Teaching Community College: Benefits and What to Expect

 

If you’re considering teaching in higher education, you might not immediately think of applying to a community college. It’s true that they’re not as prestigious as state or private institutions: your title is never going to have the same ring to it as if you were employed at Harvard.

 

That said, there are quite a few advantages to teaching at a community school, so if you can get past the stigma, it might be a good career option.

 

Characteristics of Community Colleges
Sometimes called junior colleges or technical colleges, these schools offer two-year programs culminating in an associates’ degree. There are approximately 1,600 community colleges in the U.S., including tribal schools.

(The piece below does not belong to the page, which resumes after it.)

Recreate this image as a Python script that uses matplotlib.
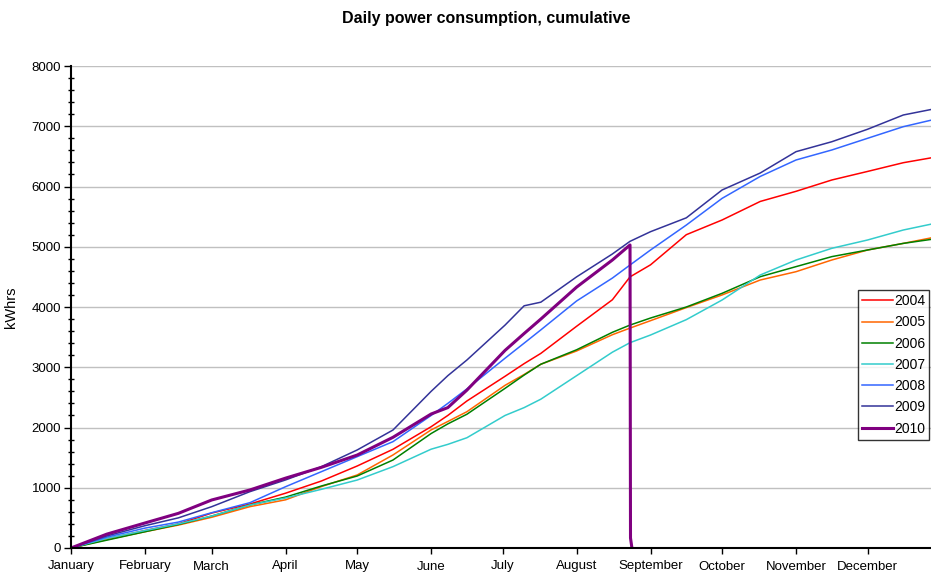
import matplotlib.pyplot as plt
from matplotlib.ticker import MultipleLocator

plt.rcParams['font.family'] = ['Liberation Sans', 'DejaVu Sans']

months = ["January", "February", "March", "April", "May", "June", "July",
          "August", "September", "October", "November", "December"]
month_start = [0, 31, 59, 90, 120, 151, 181, 212, 243, 273, 304, 334]

days = [0, 15, 31, 45, 59, 75, 90, 105, 120, 135, 151, 158, 166, 182, 190, 197,
        212, 227, 234.4, 243, 258, 273, 289, 304, 319, 334, 349, 361]

y2004 = [0, 150, 290, 400, 580, 730, 910, 1112, 1361, 1638, 2013, 2200, 2440, 2850, 3060, 3230,
         3680, 4120, 4500, 4700, 5200, 5444, 5752, 5920, 6108, 6250, 6395, 6478]
y2005 = [0, 140, 270, 380, 510, 686, 800, 1020, 1212, 1544, 1960, 2100, 2262, 2700, 2880, 3050,
         3270, 3540, 3650, 3773, 3990, 4200, 4448, 4586, 4780, 4946, 5056, 5150]
y2006 = [0, 130, 270, 390, 530, 714, 845, 1029, 1195, 1460, 1900, 2060, 2220, 2650, 2870, 3050,
         3290, 3580, 3700, 3817, 4000, 4227, 4503, 4670, 4836, 4946, 5056, 5124]
y2007 = [0, 160, 290, 400, 530, 714, 830, 974, 1128, 1350, 1640, 1720, 1830, 2200, 2330, 2470,
         2860, 3250, 3408, 3535, 3790, 4116, 4531, 4780, 4974, 5112, 5278, 5378]
y2008 = [0, 180, 330, 430, 586, 752, 1018, 1267, 1516, 1765, 2200, 2400, 2640, 3150, 3400, 3620,
         4100, 4480, 4697, 4946, 5360, 5803, 6167, 6440, 6606, 6800, 6993, 7104]
y2009 = [0, 200, 370, 500, 686, 935, 1130, 1350, 1627, 1958, 2600, 2860, 3120, 3700, 4020, 4080,
         4500, 4880, 5090, 5250, 5480, 5942, 6224, 6578, 6743, 6950, 7187, 7281]

days2010 = [0, 15, 31, 45, 59, 75, 90, 105, 120, 135, 151, 158, 166, 182, 190, 197,
            212, 227, 234.4, 234.6, 235.2]
y2010 = [0, 230, 415, 575, 797, 963, 1160, 1339, 1543, 1837, 2224, 2330, 2620, 3280, 3560, 3800,
         4330, 4780, 5030, 166, 0]

series = [("2004", y2004, "#FF0000"), ("2005", y2005, "#FF6600"),
          ("2006", y2006, "#008000"), ("2007", y2007, "#33CCCC"),
          ("2008", y2008, "#3366FF"), ("2009", y2009, "#333399")]

fig = plt.figure(figsize=(9.31, 5.74), dpi=100)
ax = fig.add_axes([71 / 931, 26 / 574, 860 / 931, 482 / 574])

for name, vals, col in series:
    ax.plot(days, vals, color=col, lw=1.1, label=name)
ax.plot(days2010, y2010, color="#800080", lw=2.2, label="2010")

ax.set_xlim(0, 360.6)
ax.set_ylim(0, 8000)
ax.set_xticks(month_start)
ax.set_xticklabels(months, fontsize=9.5)
ax.yaxis.set_major_locator(MultipleLocator(1000))
ax.yaxis.set_minor_locator(MultipleLocator(200))
ax.tick_params(axis='y', which='major', direction='out', length=5, width=1, labelsize=9.5, pad=2)
ax.tick_params(axis='y', which='minor', direction='inout', length=4, width=1)
ax.tick_params(axis='x', which='major', direction='out', length=4, width=1, pad=5)
ax.grid(axis='y', color='#C0C0C0', lw=1)
ax.set_axisbelow(True)
for s in ['top', 'right']:
    ax.spines[s].set_visible(False)
for s in ['left', 'bottom']:
    ax.spines[s].set_linewidth(1.5)

ax.set_ylabel("kWhrs", fontsize=10.5, labelpad=10)
fig.text(486 / 931, 1 - 18 / 574, "Daily power consumption, cumulative",
         ha='center', va='center', fontsize=11.5, fontweight='bold')

leg = ax.legend(loc='upper left', bbox_to_anchor=((858 - 71) / 860, (548 - 290) / 482),
                fontsize=10, frameon=True, fancybox=False, handlelength=2.2,
                handletextpad=0.1, borderpad=0.3, labelspacing=0.52, borderaxespad=0)
leg.get_frame().set_edgecolor('black')
leg.get_frame().set_linewidth(1)

fig.savefig("out.png", dpi=100)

Community schools are regionally accredited and generally smaller than state institutions, with an average enrollment of less than 5,000 students.

 

Students generally enroll in community colleges for one of two reasons: either they’re looking for specific career preparation, such as a course of study on electrical engineering, or they’re looking for a general education program that will allow them to transfer to a 4-year university. Community colleges also cater to adult learners going back to school.

 

Two-year schools are a critical part of our educational system. Two-fifths of college-aged students begin their post-secondary trajectory in community college, and three-fifths of students over age 24 enroll in a community school. Overall, the U.S. has about 11.6 million people in these programs.

 

Benefits of the Job
Jobs at high-profile universities are hard to come by, and if you’re looking to teach at a small liberal arts school, you’re on even tougher ground. Community college educate almost half of the country’s undergraduates, so there is a significant job market for faculty. Given that, one benefit to looking into these positions is that you may be more likely to get a position, and you might have a little more flexibility in terms of where you teach.

 

Another plus to a community college position is the chance to focus on students. At a large research university, such as MIT, professors are expected to conduct research as well as teaching courses. Community college professors are primarily responsible for teaching, not researching. Depending on your interests, this could be an important difference.

 

You’ll also come into contact with a huge variety of students at a community college, from those just out of high school to recent immigrants to parents going back to school. If you enjoy supporting at-risk students and having a range of learners in your classroom, this is an excellent spot for you.

 

The satisfaction rate for community college professors is high: according to a national survey published on MLA.org, 73 percent of faculty members found “joy” in their job, while 71 percent found their work meaningful. The Chronicle of Higher Education reported that faculty at two-year schools tended to be happier and have a more balanced lifestyle, noting that while faculty at a research university may work 70-80 hours a week, a professor at a community college can generally keep hours closer to 40.

 

Typical Responsibilities
As mentioned, you’ll be asked to teach more than you’ll be asked to conduct research: many community college professors teach five classes per semester, rather than the one or two you’d teach at a university. You might also be teaching online or leading hybrid courses, and you might be asked to teach during the evening or on weekends.

 

Because classes are more flexible than at a standard 4-year school, you might also find yourself teaching part-time. The U.S. Department of Education states that just 33 percent of community college professors are full-time.

 

Your courses are more likely to be surveys than specific to a topic. For instance, you may teach English rather than comparative literature, or algebra rather than real analytics. Your class sizes will depend greatly on the particular school, but community colleges usually try to limit enrollment to 20-40 students per class. This gives you a chance to connect with students and establish relationships.

 

The disadvantages to teaching at community college depend on your perspective. If you want to do research, or if you would prefer not to work with at-risk students, you’ll be better off at a private school or university. Those are critical professions, as well, and it’s important to be realistic about the job you’re seeking.

 

Another potential drawback is salary: though you’ll make more than an elementary or secondary teacher, the average salary of a community college professor is $72,000 a year, which is approximately $8,000 less than that of a public university professor. Faculty at private schools can make upwards of $100,000.

 

Finally, there is the stigma. Teaching community college is sometimes seen as a stepping-stone on the way to a position at a university, rather than a career in and of itself. If that doesn’t bother you, however, teaching community college can be thoroughly rewarding.